L’un des plus grands chimistes de notre époque est Stephanie Louise Kwolek. Grâce à son ouverture d’esprit, elle conçut, alors qu’elle faisait des expériences sur des polymères pour l’entreprise DuPont dans les années 60, le Kevlar®, nouveau matériau extraordinaire dont la fibre aramide est cinq fois plus robuste que l’acier. Utilisé par exemple dans les gilets pare-balles, le Kevlar® a déjà sauvé des milliers de vies.

Exemple de jeune inventeur d’aujourd’hui : l’étudiante espagnole Cristina Casadevall, de Barcelone. Souhaitant trouver une utilisation pour les coques de noix jetées, elle fit des essais associant des coques et des résines jusqu’à la mise au point d’un matériau appelé Ecocarcris. Après avoir refusé plusieurs offres, elle créa son entreprise de production du produit breveté, dont la souplesse et les propriétés d’isolation devraient permettre de l’utiliser dans la construction, en remplacement des panneaux de particules, plus chers.

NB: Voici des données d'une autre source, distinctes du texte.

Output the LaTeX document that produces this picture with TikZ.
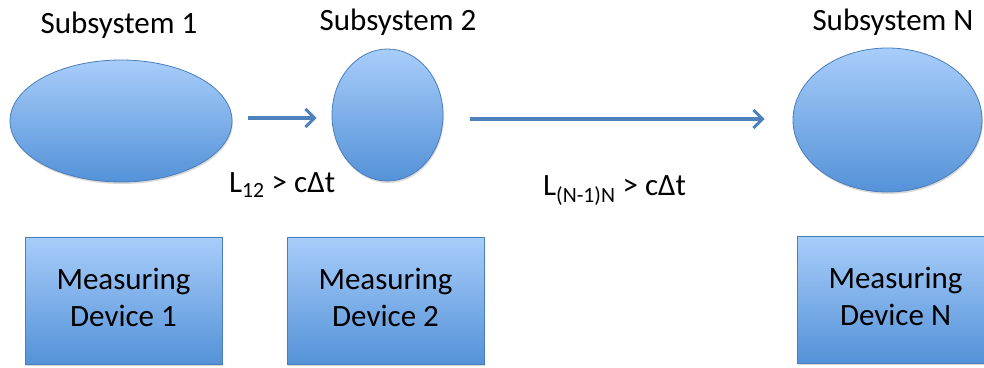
\documentclass[tikz,border=0pt]{standalone}
\usepackage{fontspec}
\setmainfont{Carlito}
\usetikzlibrary{shapes.geometric,arrows.meta,shadows}
\definecolor{edgeblue}{RGB}{74,126,187}
\definecolor{topblue}{RGB}{168,205,250}
\definecolor{botblue}{RGB}{84,146,216}
\definecolor{arrowblue}{RGB}{79,129,189}
\newcommand{\lowpad}{\rule[-7pt]{0pt}{7pt}}
\tikzset{
  blob/.style={ellipse, draw=edgeblue, line width=0.8pt, top color=topblue, bottom color=botblue, inner sep=0pt,
    drop shadow={shadow xshift=0.8pt, shadow yshift=-2pt, opacity=0.25, fill=black!60}},
  devbox/.style={rectangle, draw=edgeblue, line width=0.8pt, top color=topblue, bottom color=botblue,
    minimum width=197pt, minimum height=127pt, inner sep=0pt, align=center,
    font=\fontsize{31}{37}\selectfont,
    drop shadow={shadow xshift=0.8pt, shadow yshift=-2pt, opacity=0.25, fill=black!60}},
  title/.style={anchor=base, font=\fontsize{31}{38}\selectfont, inner sep=0pt},
  lbl/.style={anchor=base west, font=\fontsize{31}{38}\selectfont, inner sep=0pt},
  link/.style={draw=arrowblue, line width=3.5pt, -{Straight Barb[length=9pt, width=18pt, line width=3pt]}},
}
\begin{document}
\begin{tikzpicture}[x=1pt, y=-1pt]
\useasboundingbox (0,0) rectangle (984,367);
% subsystems
\node[blob, minimum width=222pt, minimum height=122pt] (e1) at (121,121) {};
\node[blob, minimum width=111pt, minimum height=132pt] (e2) at (387.5,115) {};
\node[blob, minimum width=189pt, minimum height=144pt] (eN) at (887.5,120) {};
% titles
\node[title] (t1) at (119,33) {Subsystem 1};
\node[title] (t2) at (398,30) {Subsystem 2};
\node[title] (tN) at (893,30) {Subsystem N};
% connectors
\draw[link, shorten <=16pt, shorten >=15pt] (e1.east |- 0,118) -- (e2.west |- 0,118);
\draw[link, shorten <=27pt, shorten >=28pt] (e2.east |- 0,119) -- (eN.west |- 0,119);
% labels
\node[lbl] (l12) at (229,192) {L\textsubscript{12} > cΔt};
\node[lbl] (lN) at (543,195) {L\textsubscript{(N-1)N} > cΔt};
% devices
\node[devbox] (d1) at (123.5,300.5) {Measuring\\Device 1\lowpad};
\node[devbox] (d2) at (385.5,300.5) {Measuring\\Device 2\lowpad};
\node[devbox] (dN) at (895.5,299.5) {Measuring\\Device N\lowpad};
\end{tikzpicture}
\end{document}
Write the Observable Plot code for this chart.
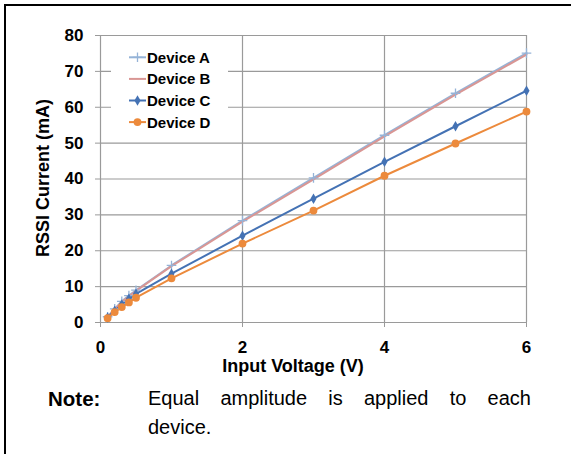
<!DOCTYPE html>
<html><head><meta charset="utf-8">
<script src="https://cdn.jsdelivr.net/npm/d3@7"></script>
<script src="https://cdn.jsdelivr.net/npm/@observablehq/plot@0.6"></script>
<style>
body{margin:0;background:#fff;}
#wrap{position:relative;width:571px;height:454px;overflow:hidden;font-family:"Liberation Sans",Arial,sans-serif;color:#000;}
#frame{position:absolute;left:4px;top:4px;width:600px;height:480px;border-left:2px solid #000;border-top:2px solid #000;}
#chart{position:absolute;left:0;top:0;}
#legend{position:absolute;left:0;top:0;}
.lbl{position:absolute;font-weight:bold;white-space:nowrap;}
#xlab{left:193px;width:200px;text-align:center;top:357px;font-size:18px;line-height:18px;}
#ylab{left:-57px;width:200px;text-align:center;top:168px;font-size:18px;line-height:20px;transform:rotate(-90deg);}
#note{position:absolute;left:48px;top:384px;font-size:20.5px;line-height:29px;font-weight:bold;}
#n1{position:absolute;left:148px;top:384px;width:383px;font-size:20px;line-height:29px;text-align:justify;text-align-last:justify;white-space:nowrap;}
#n2{position:absolute;left:148px;top:413px;font-size:20px;line-height:29px;}
</style></head>
<body>
<div id="wrap">
  <div id="frame"></div>
  <div id="chart"></div>
  <div id="legend"></div>
  <div class="lbl" id="xlab">Input Voltage (V)</div>
  <div class="lbl" id="ylab">RSSI Current (mA)</div>
  <div id="note">Note:</div>
  <div id="n1">Equal amplitude is applied to each</div>
  <div id="n2">device.</div>
</div>
<script>
const xValues = [0.1, 0.2, 0.3, 0.4, 0.5, 1, 2, 3, 4, 5, 6];
const deviceA = [1.6, 3.8, 5.9, 7.5, 9.0, 15.9, 28.4, 40.3, 52.2, 63.9, 75.1];
const deviceB = [1.5, 3.7, 5.7, 7.3, 8.8, 15.7, 28.1, 39.9, 51.9, 63.5, 74.7];
const deviceC = [1.4, 3.3, 5.0, 6.6, 8.0, 13.6, 24.2, 34.5, 44.8, 54.7, 64.6];
const deviceD = [1.2, 2.9, 4.3, 5.6, 6.9, 12.3, 22.0, 31.2, 40.9, 49.9, 58.8];
const seriesNames = ["Device A", "Device B", "Device C", "Device D"];
const seriesValues = [deviceA, deviceB, deviceC, deviceD];
const seriesColors = ["#95b3d7", "#d99694", "#4472b4", "#ec8a3c"];
const seriesSymbols = ["plus", "none", "diamond", "circle"];
const xTicks = [0, 2, 4, 6];
const yTicks = [0, 10, 20, 30, 40, 50, 60, 70, 80];

const rows = [];
seriesNames.forEach((name, i) => {
  xValues.forEach((x, j) => rows.push({series: name, x, y: seriesValues[i][j]}));
});

const dotMarks = seriesNames.map((name, i) => {
  const sym = seriesSymbols[i];
  if (sym === "none") return null;
  const data = rows.filter(d => d.series === name);
  if (sym === "plus") return Plot.dot(data, {x: "x", y: "y", symbol: () => "plus", r: 3.2, stroke: seriesColors[i], strokeWidth: 1.3});
  if (sym === "diamond") return Plot.dot(data, {x: "x", y: "y", symbol: () => "diamond", r: 3.2, fill: seriesColors[i], stroke: "none"});
  return Plot.dot(data, {x: "x", y: "y", symbol: () => "circle", r: 3.9, fill: seriesColors[i], stroke: "none"});
}).filter(Boolean);

const chart = Plot.plot({
  width: 571, height: 380,
  marginLeft: 100, marginRight: 45, marginTop: 35, marginBottom: 58,
  style: {fontFamily: "'Liberation Sans', Arial, sans-serif", fontSize: "17px", fontWeight: "bold", background: "transparent", overflow: "visible"},
  x: {domain: [0, 6]},
  y: {domain: [0, 80]},
  symbol: {legend: false},
  marks: [
    Plot.gridY(yTicks, {stroke: "#9a9a9a", strokeOpacity: 1, strokeWidth: 1.2}),
    Plot.gridX(xTicks, {stroke: "#9a9a9a", strokeOpacity: 1, strokeWidth: 1.2}),
    Plot.axisY(yTicks, {tickSize: 5, tickPadding: 12, stroke: "#9a9a9a", fill: "#000", label: null}),
    Plot.axisX(xTicks, {tickSize: 5, tickPadding: 13, stroke: "#9a9a9a", fill: "#000", label: null}),
    ...seriesNames.map((name, i) => Plot.line(rows.filter(d => d.series === name), {x: "x", y: "y", stroke: seriesColors[i], strokeWidth: 2})),
    ...dotMarks
  ]
});
document.getElementById("chart").appendChild(chart);

// Legend overlay
const lg = d3.select("#legend").append("svg").attr("width", 571).attr("height", 200);
lg.append("rect").attr("x", 111).attr("y", 40).attr("width", 117).attr("height", 97).attr("fill", "#fff");
seriesNames.forEach((name, i) => {
  const cy = 57.3 + i * 21.6;
  const g = lg.append("g");
  g.append("line").attr("x1", 129).attr("x2", 146).attr("y1", cy).attr("y2", cy)
    .attr("stroke", seriesColors[i]).attr("stroke-width", 2);
  const sym = seriesSymbols[i];
  if (sym === "plus") {
    g.append("path").attr("transform", `translate(137.5,${cy})`).attr("d", d3.symbol(d3.symbolPlus, Math.PI * 3.2 * 3.2)())
      .attr("fill", "none").attr("stroke", seriesColors[i]).attr("stroke-width", 1.3);
  } else if (sym === "diamond") {
    g.append("path").attr("transform", `translate(137.5,${cy})`).attr("d", d3.symbol(d3.symbolDiamond, Math.PI * 3.2 * 3.2)())
      .attr("fill", seriesColors[i]);
  } else if (sym === "circle") {
    g.append("circle").attr("cx", 137.5).attr("cy", cy).attr("r", 3.9).attr("fill", seriesColors[i]);
  }
  g.append("text").attr("x", 147).attr("y", cy + 5.5).text(name)
    .attr("font-family", "'Liberation Sans', Arial, sans-serif").attr("font-size", 15).attr("font-weight", "bold");
});
</script>
</body></html>
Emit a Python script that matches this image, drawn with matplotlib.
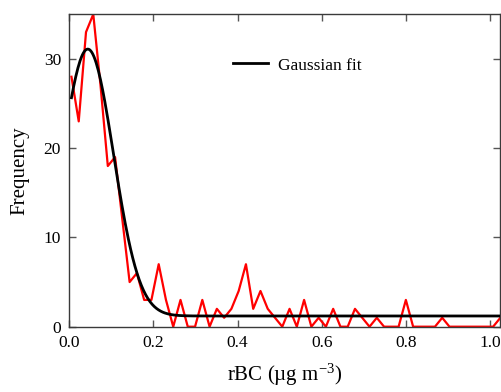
import numpy as np
import matplotlib
matplotlib.use("Agg")
import matplotlib.pyplot as plt

plt.rcParams["font.family"] = ["Liberation Serif", "DejaVu Serif"]
plt.rcParams["mathtext.fontset"] = "custom"
plt.rcParams["mathtext.rm"] = "Liberation Serif"
plt.rcParams["mathtext.it"] = "Liberation Serif:italic"

# histogram of rBC mass concentration
counts = [28, 23, 33, 35, 27, 18, 19, 12, 5, 6, 3, 3, 7, 3, 0, 3, 0, 0, 3, 0,
          2, 1, 2, 4, 7, 2, 4, 2, 1, 0, 2, 0, 3, 0, 1, 0, 2, 0, 0, 2,
          1, 0, 1, 0, 0, 0, 3, 0, 0, 0, 0, 1, 0, 0, 0, 0, 0, 0, 0, 1]
bin_start = 0.0052
bin_width = 0.01728
rbc = bin_start + bin_width * np.arange(len(counts))

# gaussian fit parameters: y0 + A*exp(-((x-xc)/w)^2)
fit_y0 = 1.2
fit_amp = 29.9
fit_xc = 0.044
fit_w = 0.0865

xmax = 1.025
xfit = np.linspace(bin_start, xmax, 400)
yfit = fit_y0 + fit_amp * np.exp(-((xfit - fit_xc) / fit_w) ** 2)

fig = plt.figure(figsize=(5.02, 3.92), dpi=100)
ax = fig.add_axes([0.138, 0.1666, 0.859, 0.797])

ax.plot(rbc, counts, color="red", lw=1.6, zorder=2)
ax.plot(xfit, yfit, color="black", lw=2.0, label="Gaussian fit", zorder=3)

ax.set_xlim(0, xmax)
ax.set_ylim(0, 35)
ax.set_xticks([0.0, 0.2, 0.4, 0.6, 0.8, 1.0])
ax.set_xticklabels(["0.0", "0.2", "0.4", "0.6", "0.8", "1.0"])
ax.set_yticks([0, 10, 20, 30])

for s in ax.spines.values():
    s.set_color("#3a3a3a")
    s.set_linewidth(1.0)
ax.tick_params(direction="in", length=5, width=1.0, color="#555555",
               top=True, right=True, labelsize=12.5, pad=6)

ax.set_xlabel("rBC (\u00b5g m$^{\\mathrm{-3}}$)", fontsize=15, labelpad=8)
ax.set_ylabel("Frequency", fontsize=15, labelpad=10)

ax.legend(loc="upper left", bbox_to_anchor=(0.344, 0.912), frameon=False,
          fontsize=12.5, handlelength=2.0, handletextpad=0.6)

fig.savefig("out.png", dpi=100)
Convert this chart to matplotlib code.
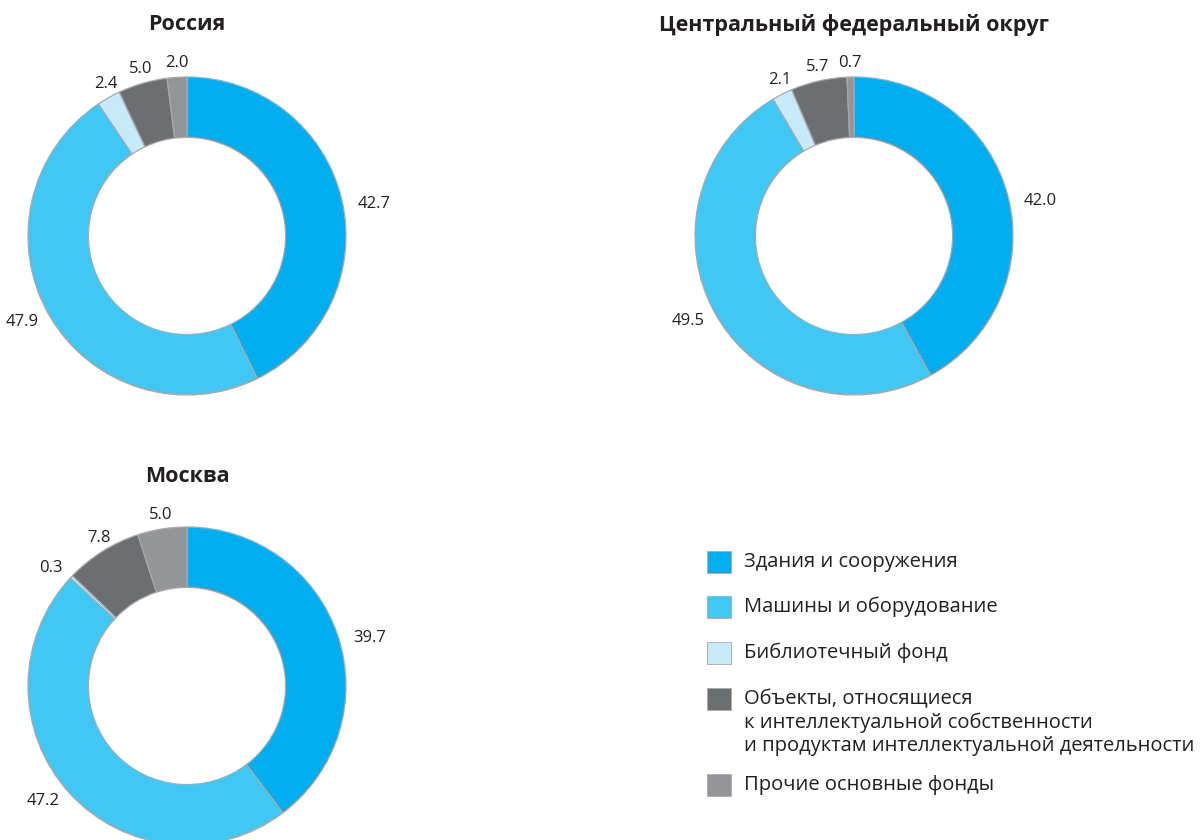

“L’inventeur a un esprit particulier, une sorte de créativité inhérente, un sens de la résolution des problèmes, qui, je pense, anime les femmes pendant toute leur vie. Elles font 25 choses à la fois, jonglant avec leur vie.” - Deborah Jaffe, peintre, photographe et écrivain (Royaume-Uni).

Que ce soit dans le cadre de travaux de recherche dans de prestigieux laboratoires ou pour répondre à des besoins quotidiens dans des communautés isolées, les femmes qui inventent trouvent toujours de nouvelles solutions. Nous n’entendrons jamais parler de la plupart d’entre elles. Mais Grâce Dotou de Porto-Novo (Bénin) en est une digne représentante. Préoccupée par les sacs en plastique usagés jonchant sa ville, Mme Dotou a mis au point un moyen de récupérer, déchiqueter et tricoter les sacs pour les transformer en objets artisanaux. Elle a appris à des jeunes filles et à des femmes des communautés locales comment créer et vendre ces produits, leur permettant ainsi de gagner de l’argent tout en nettoyant l’environnement. Mme Dotou s’est vue remettre le prix de l’élimination de la pauvreté du Programme des Nations Unies pour le développement en 2002, après avoir recyclé deux millions de sacs en plastique.

L’une des grandes réalisations du XXe siècle est d’avoir permis aux femmes d’accéder à tous les domaines de l’activité économique, commerciale et intellectuelle; le défi du XXIe siècle est, lui, de veiller à ce que les femmes aient les mêmes chances d’accès, d’avancement et de reconnaissance. En tant qu’institution spécialisée des Nations Unies, l’OMPI s’engage à atteindre ces objectifs.